Collected material »
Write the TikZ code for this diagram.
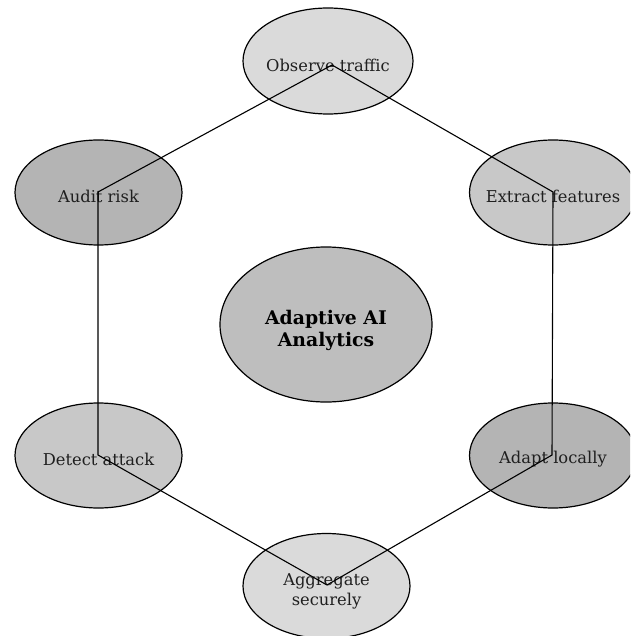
\documentclass[tikz,border=0pt]{standalone}
\usepackage{fontspec}
\setmainfont{DejaVu Serif}
\usetikzlibrary{shapes.geometric}
\definecolor{lightA}{HTML}{DADADA}
\definecolor{midB}{HTML}{C8C8C8}
\definecolor{darkC}{HTML}{B4B4B4}
\definecolor{hubD}{HTML}{BEBEBE}
\begin{document}
\begin{tikzpicture}[x=1pt,y=-1pt,
  stage/.style={ellipse,draw=black,line width=1.2pt,minimum width=167pt,minimum height=105pt,inner sep=0pt},
  stagetext/.style={font=\fontsize{16.3}{20}\selectfont,align=center,text=black!88,yshift=-4pt,inner sep=0pt},
  hub/.style={ellipse,draw=black,line width=1.2pt,minimum width=212pt,minimum height=155pt,inner sep=0pt},
  hubtext/.style={font=\bfseries\fontsize{18.8}{22}\selectfont,align=center,yshift=-5.5pt,inner sep=0pt},
  link/.style={draw=black,line width=1.1pt}]
\useasboundingbox (0,0) rectangle (630,636);
\begin{scope}
\clip (0,0) rectangle (630,636);
\node[stage,fill=lightA,minimum width=170pt,minimum height=106pt,label={[stagetext]center:Observe traffic}] (obs) at (328,61) {};
\node[stage,fill=midB,label={[stagetext]center:Extract features}] (ext) at (553,192.5) {};
\node[stage,fill=darkC,label={[stagetext]center:Adapt locally}] (ada) at (553,455.5) {};
\node[stage,fill=lightA,label={[stagetext,yshift=-1.5pt]center:Aggregate\\securely}] (agg) at (326.5,586) {};
\node[stage,fill=midB,label={[stagetext]center:Detect attack}] (det) at (98.5,455.5) {};
\node[stage,fill=darkC,label={[stagetext]center:Audit risk}] (aud) at (98.5,192.5) {};
\node[hub,fill=hubD,label={[hubtext]center:Adaptive AI\\Analytics}] (hub) at (326,324.5) {};
\coordinate (jobs) at (332,65);
\coordinate (jext) at (553,192);
\coordinate (jada) at (552,455);
\coordinate (jagg) at (327,585);
\coordinate (jdet) at (98,455);
\coordinate (jaud) at (98,192);
\draw[link] (jobs) -- (jext) -- (jada) -- (jagg) -- (jdet) -- (jaud) -- cycle;
\end{scope}
\end{tikzpicture}
\end{document}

Stated exercise »
Print out the lines exactly, skipping any picture.

In response »
Write the TikZ code for this diagram.
\documentclass[tikz,border=0pt]{standalone}
\usepackage{fontspec}
\setmainfont{DejaVu Serif}
\usetikzlibrary{shapes.geometric}
\definecolor{lightA}{HTML}{DADADA}
\definecolor{midB}{HTML}{C8C8C8}
\definecolor{darkC}{HTML}{B4B4B4}
\definecolor{hubD}{HTML}{BEBEBE}
\begin{document}
\begin{tikzpicture}[x=1pt,y=-1pt,
  stage/.style={ellipse,draw=black,line width=1.2pt,minimum width=167pt,minimum height=105pt,inner sep=0pt},
  stagetext/.style={font=\fontsize{16.3}{20}\selectfont,align=center,text=black!88,yshift=-4pt,inner sep=0pt},
  hub/.style={ellipse,draw=black,line width=1.2pt,minimum width=212pt,minimum height=155pt,inner sep=0pt},
  hubtext/.style={font=\bfseries\fontsize{18.8}{22}\selectfont,align=center,yshift=-5.5pt,inner sep=0pt},
  link/.style={draw=black,line width=1.1pt}]
\useasboundingbox (0,0) rectangle (630,636);
\begin{scope}
\clip (0,0) rectangle (630,636);
\node[stage,fill=lightA,minimum width=170pt,minimum height=106pt,label={[stagetext]center:Observe traffic}] (obs) at (328,61) {};
\node[stage,fill=midB,label={[stagetext]center:Extract features}] (ext) at (553,192.5) {};
\node[stage,fill=darkC,label={[stagetext]center:Adapt locally}] (ada) at (553,455.5) {};
\node[stage,fill=lightA,label={[stagetext,yshift=-1.5pt]center:Aggregate\\securely}] (agg) at (326.5,586) {};
\node[stage,fill=midB,label={[stagetext]center:Detect attack}] (det) at (98.5,455.5) {};
\node[stage,fill=darkC,label={[stagetext]center:Audit risk}] (aud) at (98.5,192.5) {};
\node[hub,fill=hubD,label={[hubtext]center:Adaptive AI\\Analytics}] (hub) at (326,324.5) {};
\coordinate (jobs) at (332,65);
\coordinate (jext) at (553,192);
\coordinate (jada) at (552,455);
\coordinate (jagg) at (327,585);
\coordinate (jdet) at (98,455);
\coordinate (jaud) at (98,192);
\draw[link] (jobs) -- (jext) -- (jada) -- (jagg) -- (jdet) -- (jaud) -- cycle;
\end{scope}
\end{tikzpicture}
\end{document}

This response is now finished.